←back to thread

320 points willm | 1 comments | | HN request time: 0s | source
Show context
PaulHoule ◴[] No.45106346[source]
I went through a phase of writing asyncio servers for my side projects. Probably the most fun I had was writing things that were responsive in complex ways, such as a websockets server that was also listening on message queues or on a TCP connection to a Denon HEOS music player.

Eventually I wrote an "image sorter" that I found was hanging up when the browser was trying to download images in parallel, the image serving should not have been CPU bound, I was even using sendfile(), but I think other requests would hold up the CPU and would be block the tiny amount of CPU needed to set up that sendfile.

So I switched from aiohttp to the flask API and serve with either Flask or Gunicorn, I even front it with Microsoft IIS or nginx to handle the images so Python doesn't have to. It is a minor hassle because I develop on Windows so I have to run Gunicorn inside WSL2 but it works great and I don't have to think about server performance anymore.

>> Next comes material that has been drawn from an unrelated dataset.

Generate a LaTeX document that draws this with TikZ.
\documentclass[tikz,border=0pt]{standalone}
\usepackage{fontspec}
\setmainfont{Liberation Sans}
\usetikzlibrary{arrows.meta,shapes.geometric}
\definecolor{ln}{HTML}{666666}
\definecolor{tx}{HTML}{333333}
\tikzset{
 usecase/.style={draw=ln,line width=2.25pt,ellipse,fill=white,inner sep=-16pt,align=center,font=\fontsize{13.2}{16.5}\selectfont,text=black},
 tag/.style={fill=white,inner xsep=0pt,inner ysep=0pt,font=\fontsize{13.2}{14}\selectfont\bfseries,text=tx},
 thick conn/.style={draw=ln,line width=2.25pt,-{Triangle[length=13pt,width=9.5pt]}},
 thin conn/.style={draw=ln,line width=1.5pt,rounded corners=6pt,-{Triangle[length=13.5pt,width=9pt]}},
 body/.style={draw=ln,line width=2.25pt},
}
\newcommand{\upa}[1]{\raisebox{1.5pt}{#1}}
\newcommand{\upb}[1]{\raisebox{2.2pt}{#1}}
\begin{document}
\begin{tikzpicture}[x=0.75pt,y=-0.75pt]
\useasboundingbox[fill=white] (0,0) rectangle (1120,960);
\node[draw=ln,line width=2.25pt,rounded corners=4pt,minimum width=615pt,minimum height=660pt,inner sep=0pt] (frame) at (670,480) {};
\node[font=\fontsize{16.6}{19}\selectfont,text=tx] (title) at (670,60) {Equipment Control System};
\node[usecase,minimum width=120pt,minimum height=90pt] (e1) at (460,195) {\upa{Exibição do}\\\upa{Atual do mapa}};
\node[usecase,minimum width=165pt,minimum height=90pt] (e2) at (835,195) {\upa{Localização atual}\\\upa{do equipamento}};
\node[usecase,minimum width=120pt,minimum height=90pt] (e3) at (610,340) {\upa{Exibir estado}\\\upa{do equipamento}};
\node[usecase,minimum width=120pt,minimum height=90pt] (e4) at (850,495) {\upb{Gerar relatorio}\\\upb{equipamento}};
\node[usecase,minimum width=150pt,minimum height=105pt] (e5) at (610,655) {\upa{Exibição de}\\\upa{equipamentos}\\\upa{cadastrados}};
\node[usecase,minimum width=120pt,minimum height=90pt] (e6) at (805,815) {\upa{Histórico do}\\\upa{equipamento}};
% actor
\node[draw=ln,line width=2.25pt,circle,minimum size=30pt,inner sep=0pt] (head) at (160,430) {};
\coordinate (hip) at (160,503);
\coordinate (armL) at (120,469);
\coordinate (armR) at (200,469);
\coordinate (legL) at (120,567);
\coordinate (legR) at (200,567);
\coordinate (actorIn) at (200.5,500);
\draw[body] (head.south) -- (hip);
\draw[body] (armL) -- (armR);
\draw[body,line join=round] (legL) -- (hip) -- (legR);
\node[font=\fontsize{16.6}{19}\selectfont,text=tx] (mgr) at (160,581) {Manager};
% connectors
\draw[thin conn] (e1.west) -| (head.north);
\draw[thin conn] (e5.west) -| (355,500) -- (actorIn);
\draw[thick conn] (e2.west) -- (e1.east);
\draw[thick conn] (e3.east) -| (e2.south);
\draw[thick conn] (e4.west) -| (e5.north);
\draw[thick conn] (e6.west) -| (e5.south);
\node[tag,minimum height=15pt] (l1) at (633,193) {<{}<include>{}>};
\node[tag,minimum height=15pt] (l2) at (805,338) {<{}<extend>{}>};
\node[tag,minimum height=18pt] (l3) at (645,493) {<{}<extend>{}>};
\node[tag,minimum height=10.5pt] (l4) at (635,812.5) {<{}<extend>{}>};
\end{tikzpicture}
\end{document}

replies(2): >>45106551 #>>45109325 #
tdumitrescu ◴[] No.45106551[source]
That's the main problem with evented servers in general isn't it? If any one of your workloads is cpu-intensive, it has the potential to block the serving of everything else on the same thread, so requests that should always be snappy can end up taking randomly long times in practice. Basically if you have any cpu-heavy work, it shouldn't go in that same server.
replies(5): >>45106641 #>>45107229 #>>45108270 #>>45109384 #>>45113420 #
1. materielle ◴[] No.45109384[source]
Traditionally, there are two strategies:

1) Use the network thread pool to also run application code. Then your entire program has to be super careful to not block or do CPU intensive work. This is efficient but leads to difficult to maintain programs.

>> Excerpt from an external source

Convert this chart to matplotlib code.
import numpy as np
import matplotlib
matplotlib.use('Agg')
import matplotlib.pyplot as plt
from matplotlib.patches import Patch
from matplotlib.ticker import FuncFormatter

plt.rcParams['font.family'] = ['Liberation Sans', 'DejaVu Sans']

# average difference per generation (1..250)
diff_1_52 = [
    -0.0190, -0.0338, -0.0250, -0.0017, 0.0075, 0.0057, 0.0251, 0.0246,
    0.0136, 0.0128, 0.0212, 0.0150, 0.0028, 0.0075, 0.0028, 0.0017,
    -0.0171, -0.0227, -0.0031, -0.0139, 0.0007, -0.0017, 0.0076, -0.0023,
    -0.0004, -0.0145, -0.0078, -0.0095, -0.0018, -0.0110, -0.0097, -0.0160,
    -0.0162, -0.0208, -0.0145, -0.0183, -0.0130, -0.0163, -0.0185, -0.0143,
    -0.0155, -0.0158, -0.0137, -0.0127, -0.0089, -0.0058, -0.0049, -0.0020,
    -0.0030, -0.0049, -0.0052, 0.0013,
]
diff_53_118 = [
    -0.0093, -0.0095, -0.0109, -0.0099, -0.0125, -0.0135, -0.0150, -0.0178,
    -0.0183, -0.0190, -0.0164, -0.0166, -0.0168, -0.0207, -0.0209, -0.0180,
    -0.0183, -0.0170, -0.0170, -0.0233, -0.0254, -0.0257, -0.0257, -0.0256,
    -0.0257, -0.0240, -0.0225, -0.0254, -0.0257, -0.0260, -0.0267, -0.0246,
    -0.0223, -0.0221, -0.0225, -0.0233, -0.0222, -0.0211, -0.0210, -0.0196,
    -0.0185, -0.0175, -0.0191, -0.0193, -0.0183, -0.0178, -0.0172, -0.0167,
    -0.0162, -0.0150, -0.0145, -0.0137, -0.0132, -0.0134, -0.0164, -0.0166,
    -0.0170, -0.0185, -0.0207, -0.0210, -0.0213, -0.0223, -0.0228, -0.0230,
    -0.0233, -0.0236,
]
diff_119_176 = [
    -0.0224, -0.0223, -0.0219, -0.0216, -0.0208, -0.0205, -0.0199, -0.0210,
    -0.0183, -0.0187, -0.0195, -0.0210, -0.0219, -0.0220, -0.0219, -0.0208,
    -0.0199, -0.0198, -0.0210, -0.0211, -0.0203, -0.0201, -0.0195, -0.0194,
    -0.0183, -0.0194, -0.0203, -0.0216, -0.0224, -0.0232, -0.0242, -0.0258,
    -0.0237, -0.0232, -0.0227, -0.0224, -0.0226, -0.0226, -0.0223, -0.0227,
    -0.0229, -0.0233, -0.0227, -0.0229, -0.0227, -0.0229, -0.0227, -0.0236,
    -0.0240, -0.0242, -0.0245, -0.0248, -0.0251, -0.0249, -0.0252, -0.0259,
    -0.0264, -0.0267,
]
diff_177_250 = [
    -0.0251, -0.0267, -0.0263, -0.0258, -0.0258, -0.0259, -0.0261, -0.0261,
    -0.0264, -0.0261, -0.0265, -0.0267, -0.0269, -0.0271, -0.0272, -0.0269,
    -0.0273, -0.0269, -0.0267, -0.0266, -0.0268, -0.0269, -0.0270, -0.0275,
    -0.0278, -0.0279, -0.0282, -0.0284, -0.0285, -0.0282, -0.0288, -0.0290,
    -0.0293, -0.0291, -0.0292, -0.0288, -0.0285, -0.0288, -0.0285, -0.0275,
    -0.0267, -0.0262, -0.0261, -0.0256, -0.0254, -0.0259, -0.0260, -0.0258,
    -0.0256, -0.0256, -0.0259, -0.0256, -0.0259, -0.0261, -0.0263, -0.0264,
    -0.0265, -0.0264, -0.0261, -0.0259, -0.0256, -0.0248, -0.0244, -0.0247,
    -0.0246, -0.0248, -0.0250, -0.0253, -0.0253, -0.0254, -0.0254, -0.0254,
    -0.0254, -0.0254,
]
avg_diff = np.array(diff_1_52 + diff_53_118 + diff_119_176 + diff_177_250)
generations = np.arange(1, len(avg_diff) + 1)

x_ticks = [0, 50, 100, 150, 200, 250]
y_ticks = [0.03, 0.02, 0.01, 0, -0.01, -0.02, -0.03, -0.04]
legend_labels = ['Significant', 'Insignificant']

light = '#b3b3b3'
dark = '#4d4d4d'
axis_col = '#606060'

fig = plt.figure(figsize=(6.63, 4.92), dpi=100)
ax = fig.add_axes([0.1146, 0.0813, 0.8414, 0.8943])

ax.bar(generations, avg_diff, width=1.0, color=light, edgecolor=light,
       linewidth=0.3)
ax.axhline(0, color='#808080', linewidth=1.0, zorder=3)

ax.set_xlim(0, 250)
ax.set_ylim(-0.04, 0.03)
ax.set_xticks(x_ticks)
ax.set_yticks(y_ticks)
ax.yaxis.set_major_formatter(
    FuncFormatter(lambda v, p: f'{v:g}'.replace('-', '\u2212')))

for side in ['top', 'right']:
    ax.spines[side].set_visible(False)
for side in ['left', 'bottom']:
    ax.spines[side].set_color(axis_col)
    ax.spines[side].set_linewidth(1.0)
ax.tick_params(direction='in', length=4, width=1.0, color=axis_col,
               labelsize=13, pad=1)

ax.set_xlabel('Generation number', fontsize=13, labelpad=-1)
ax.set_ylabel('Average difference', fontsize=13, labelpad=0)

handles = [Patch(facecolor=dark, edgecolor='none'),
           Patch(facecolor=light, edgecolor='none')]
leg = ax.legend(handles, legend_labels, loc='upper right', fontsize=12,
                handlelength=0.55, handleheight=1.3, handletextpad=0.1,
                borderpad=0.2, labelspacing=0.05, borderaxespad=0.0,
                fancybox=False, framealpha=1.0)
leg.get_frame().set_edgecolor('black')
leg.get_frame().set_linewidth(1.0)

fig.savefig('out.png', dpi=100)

2) The network thread pool passes work back and forth between an application executor. That way, the network thread pool is never starved by the application, since it is essentially two different work queues. This works great, but now every request performs multiple thread hops, which increases latency.

There has been a lot of interest lately to combine scheduling and work stealing algorithms to create a best of both worlds executor.

You could imagine, theoretically, an executor that auto-scales, and maintains different work queues and tries to avoid thread hops when possible. But ensures there are always threads available for the network.